Marusia went on to serve on the Detroit Common Council for 20 years and 19 years on the Wayne County Board of Supervisors. All the while, she remained committed to an independent Ukraine. She would be horrified at the plight of Ukrainian refugees today—millions forced to leave their native homeland due to a callous war criminal. If Marusia was alive today, she would be on the front lines helping them, just as she did for my family. There is no greater act of good than to be there for others in their time of need. Thank you, Marusia.
I had the privilege to participate in Sheena Daree Miller’s Community Chat called “Chronicling Our Lives” in honor of Women’s History Month. This workshop inspired me to record the story of my family’s connection to Councilwoman Marusia Beck. My resolve to complete this piece was strengthened with Russia’s invasion of Ukraine. My greatest hope is for all refugees to encounter the generosity of a person like Councilwoman Marusia Beck in their time of need. I also would like to find any of her living relatives so I can express my gratitude for what Marusia did for our family.

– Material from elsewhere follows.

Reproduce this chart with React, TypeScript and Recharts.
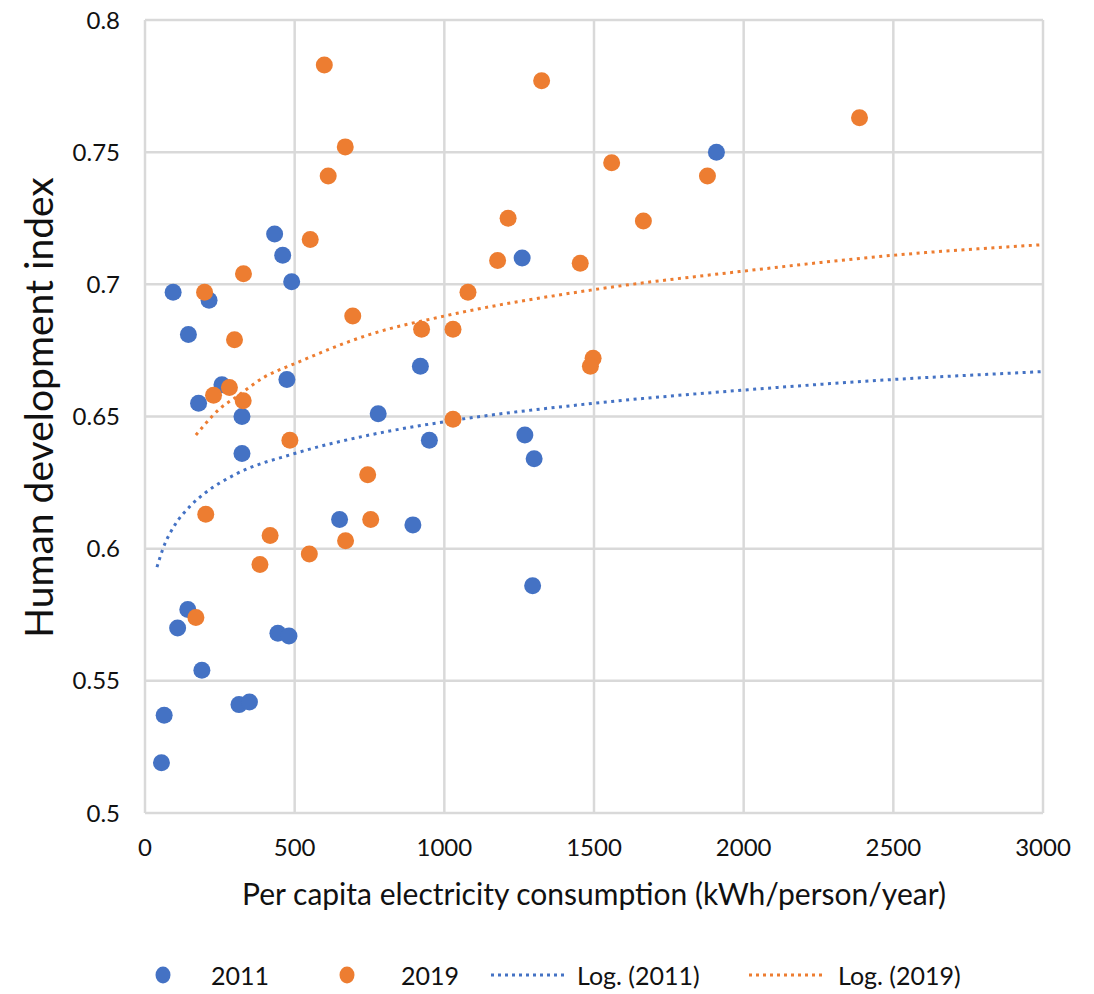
import { ComposedChart, Scatter, Line, XAxis, YAxis, CartesianGrid, Label } from "recharts"

// 2011 observations (kWh/person/year, HDI)
const x2011 = [55, 64, 94, 145, 109, 143, 179, 190, 214, 257, 324, 324, 314, 349, 433, 460, 490, 474, 444, 481, 650, 779, 895, 920, 950, 1260, 1269, 1300, 1295, 1909]
const y2011 = [0.519, 0.537, 0.697, 0.681, 0.57, 0.577, 0.655, 0.554, 0.694, 0.662, 0.65, 0.636, 0.541, 0.542, 0.719, 0.711, 0.701, 0.664, 0.568, 0.567, 0.611, 0.651, 0.609, 0.669, 0.641, 0.71, 0.643, 0.634, 0.586, 0.75]

// 2019 observations
const x2019 = [599, 612, 669, 1325, 2387, 1559, 1879, 1665, 1213, 552, 329, 199, 1079, 1178, 1454, 299, 694, 924, 1029, 1497, 1488, 282, 229, 328, 1029, 484, 744, 203, 754, 418, 384, 549, 670, 170]
const y2019 = [0.783, 0.741, 0.752, 0.777, 0.763, 0.746, 0.741, 0.724, 0.725, 0.717, 0.704, 0.697, 0.697, 0.709, 0.708, 0.679, 0.688, 0.683, 0.683, 0.672, 0.669, 0.661, 0.658, 0.656, 0.649, 0.641, 0.628, 0.613, 0.611, 0.605, 0.594, 0.598, 0.603, 0.574]

// log trend lines
const trendX2011 = [40, 60, 100, 150, 200, 300, 500, 750, 1000, 1500, 2000, 2500, 3000]
const trendY2011 = [0.593, 0.6, 0.609, 0.616, 0.621, 0.628, 0.636, 0.643, 0.648, 0.655, 0.66, 0.664, 0.667]
const trendX2019 = [170, 200, 250, 300, 400, 500, 750, 1000, 1500, 2000, 2500, 3000]
const trendY2019 = [0.643, 0.647, 0.653, 0.657, 0.665, 0.67, 0.681, 0.688, 0.698, 0.705, 0.711, 0.715]

const xTicks = [0, 500, 1000, 1500, 2000, 2500, 3000]
const yTicks = [0.5, 0.55, 0.6, 0.65, 0.7, 0.75, 0.8]

const BLUE = "#4472C4"
const ORANGE = "#ED7D31"
const FONT = "Lato, 'Open Sans', sans-serif"

const toPoints = (xs: number[], ys: number[]) => xs.map((x, i) => ({ x, y: ys[i] }))

const pts2011 = toPoints(x2011, y2011)
const pts2019 = toPoints(x2019, y2019)
const trend2011 = toPoints(trendX2011, trendY2011)
const trend2019 = toPoints(trendX2019, trendY2019)

const dot = (color: string) => (props: any) => <circle cx={props.cx} cy={props.cy} r={8.5} fill={color} />

const YTitle = (props: any) => {
  const vb = props.viewBox
  const cx = vb.x - 27
  const cy = vb.y + vb.height / 2 - 9
  return (
    <text x={cx} y={cy} transform={`rotate(-90, ${cx}, ${cy})`} textAnchor="middle" dominantBaseline="central"
      fontFamily={FONT} fontSize={39} fill="#111">
      Human development index
    </text>
  )
}

const XTitle = (props: any) => {
  const vb = props.viewBox
  return (
    <text x={vb.x + vb.width / 2} y={vb.y + 80} textAnchor="middle" dominantBaseline="central"
      fontFamily={FONT} fontSize={30} fill="#111">
      Per capita electricity consumption (kWh/person/year)
    </text>
  )
}

const legendItems = [
  { label: "2011", color: BLUE, kind: "dot" },
  { label: "2019", color: ORANGE, kind: "dot" },
  { label: "Log. (2011)", color: BLUE, kind: "line" },
  { label: "Log. (2019)", color: ORANGE, kind: "line" },
]
// left edge of swatch, left edge of text
const legendLayout = [
  [146, 203],
  [330, 393],
  [482, 569],
  [740, 830],
]

function ChartLegend() {
  return (
    <div style={{ position: "relative", width: 1078, height: 66, fontFamily: FONT, fontSize: 25, color: "#111" }}>
      {legendItems.map((item, i) => {
        const [sx, tx] = legendLayout[i]
        return (
          <div key={item.label}>
            <svg style={{ position: "absolute", left: sx, top: 37 }} width={item.kind === "dot" ? 18 : 78} height={20}>
              {item.kind === "dot" ? (
                <ellipse cx={9} cy={10} rx={7.5} ry={8.5} fill={item.color} />
              ) : (
                <line x1={1} y1={10} x2={77} y2={10} stroke={item.color} strokeWidth={3} strokeDasharray="3 4" />
              )}
            </svg>
            <span style={{ position: "absolute", left: tx, top: 32, lineHeight: "30px" }}>{item.label}</span>
          </div>
        )
      })}
    </div>
  )
}

export default function App() {
  return (
    <div style={{ width: 1078, marginTop: -8 }}>
      <ComposedChart width={1078} height={928} margin={{ top: 20, right: 43, left: 57, bottom: 55 }}>
        <CartesianGrid stroke="#d9d9d9" strokeWidth={2.5} />
        <XAxis
          type="number"
          dataKey="x"
          domain={[0, 3000]}
          ticks={xTicks}
          axisLine={false}
          tickLine={false}
          tickSize={0}
          tickMargin={26}
          height={60}
          tick={{ fontFamily: FONT, fontSize: 24, fill: "#111" }}
          allowDataOverflow
        >
          <Label content={<XTitle />} />
        </XAxis>
        <YAxis
          type="number"
          dataKey="y"
          domain={[0.5, 0.8]}
          ticks={yTicks}
          axisLine={false}
          tickLine={false}
          tickSize={0}
          tickMargin={25}
          width={80}
          tick={{ fontFamily: FONT, fontSize: 24, fill: "#111" }}
          allowDataOverflow
        >
          <Label content={<YTitle />} />
        </YAxis>
        <Line data={trend2011} dataKey="y" type="monotone" stroke={BLUE} strokeWidth={3} strokeDasharray="3 4.5" dot={false} activeDot={false} isAnimationActive={false} />
        <Line data={trend2019} dataKey="y" type="monotone" stroke={ORANGE} strokeWidth={3} strokeDasharray="3 4.5" dot={false} activeDot={false} isAnimationActive={false} />
        <Scatter data={pts2011} dataKey="y" shape={dot(BLUE)} isAnimationActive={false} />
        <Scatter data={pts2019} dataKey="y" shape={dot(ORANGE)} isAnimationActive={false} />
      </ComposedChart>
      <ChartLegend />
    </div>
  )
}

Vera Sirota is a poet, freelance writer and teacher. She was a NYC public school teacher and teaching artist specializing in writing instruction. She wrote her master’s thesis about using photography as a writing tool for English Language Learners. Vera was raised in a bilingual and bicultural home as the granddaughter of Ukrainian immigrants. Vera serves as a mentor for Girls Write Now, NYC’s premier creative writing organization for high school girls and gender-expansive youth. She is a finalist for The Poetry Barn’s 2022 Poetic License contest. Vera’s poems are forthcoming in the anthology: Ukrainian American Poets Respond. Her work was also published in The Poetry Distillery.